SAN FRANCISCO -- Barclays Global Investors is planning a full frontal assault on the biggest defined contribution plan markets.
BGI is finally getting serious about the large end of the defined contribution plan market by creating a dedicated team to market its existing indexed and enhanced indexed offerings in separate and commingled accounts and mutual funds to plans with 1,000 or more participants.
Late last year, Barclays lured Richard Malconian away from Fidelity Investments, Boston, named him managing director and head of defined contribution plan services and charged him with creating the company's first dedicated 401(k) plan marketing team.
The broadening of BGI's marketing focus to include a serious stab at the defined contribution market is "absolutely necessary," said consultant Peter Starr, of Cerulli Associates Inc., Boston, as the pool of defined benefit plans BGI has traditionally relied on for business shrinks or is converted into defined contribution plan vehicles.
BGI exited the 401(k) plan business in 1998, when it sold its bundled program, Masterworks, and client book to Merrill Lynch & Co. Inc., New York.
But BGI never stopped managing defined contribution money on an investment-only basis. It runs $75 billion for 100 such plans, including all of the $64 billion of the Federal Retirement Thrift Board, Washington. BGI also ranked among the top five vendors of 401(k) plan services in terms of assets under management, according to Pensions & Investments' annual survey of money managers (May 18).
Marketing starts to matter
All that defined contribution plan business, managed mainly in indexed commingled fund vehicles, was won essentially by word-of-mouth and through cross selling to its client base of large-end defined benefit plans, Mr. Malconian said.
"Essentially, we've never had a sales team before. People don't even realize that we are in the defined contribution plan business in such a big way already," said Lee Harbert, managing director of new business development.
Faced with the prospect of at least some of its large government defined benefit plan client base converting to defined contribution plans, Barclays is ramping up its marketing efforts.
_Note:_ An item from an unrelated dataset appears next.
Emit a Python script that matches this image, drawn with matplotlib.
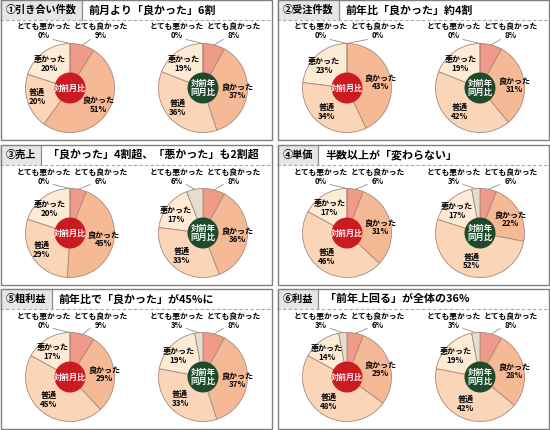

BGI was the largest manager of internally managed defined benefit plan assets in P&I's annual directory of money managers, with almost $330 billion under management.
BGI officials are also intrigued by estimates that put the total defined contribution plan market at more than $950 billion.
Important to company
"I would think the mother ship in the U.K. would want BGI to significantly broaden its focus, to move away from a reliance on the defined benefit plan market and to pitch its services to all kinds of defined contribution plans -- 401(k), 403(b), 457 and profit sharing plans, for example. I think Patty Dunn, now heading the company by herself, has clearly signaled that the defined contribution plan market is very important to BGI. They have to look to new markets and can't sit fat and happy on the big pool of defined benefit plan assets that is contracting beneath them," Cerulli's Mr. Starr said.
BGI will target two marketing channels: selling directly to large defined contribution plans; and selling through financial intermediaries such as record keeping alliances, insurance companies and other money managers' defined contribution plan programs. BGI will eventually be able to serve mid-sized plans, Mr. Harbert said, on an investment-only basis through the intermediary channel, where record keeping and administrative services will be provided by a strategic partner.
Barclays has no intention of re-entering the record keeping business and will remain an investment-only vendor to defined contribution plans, Mr. Malconian stressed.
BGI also plans to assist defined contribution plan sponsors and intermediary partnerships with investment education and is deliberating now on how to develop those services, perhaps in partnership with external investment educators.
BGI manages only indexed and enhanced index strategies and will offer institutional clients a choice of separate and commingled account and mutual fund management.
"The 401(k) plan market has evolved. It's in the third wave, where the emphasis on retail funds and retail pricing is giving way to institutionalization and institutional pricing. Plan sponsors are looking for an open architecture for their plans and institutional pricing. That evolution suits BGI's products and strategies extremely well," Mr. Malconian said.
BGI also aims to capitalize on the growing appetite of retirement plans for indexed options, BGI's primary product line, he said.
BGI spirited away Trennis Jones, director of human relations and administrator of the $10 billion 403(b) plan for the University of Texas System, Austin, to head marketing efforts to public defined contribution plans, such as 403(b) plans, and to defined benefit plans undergoing conversion to a defined contribution model.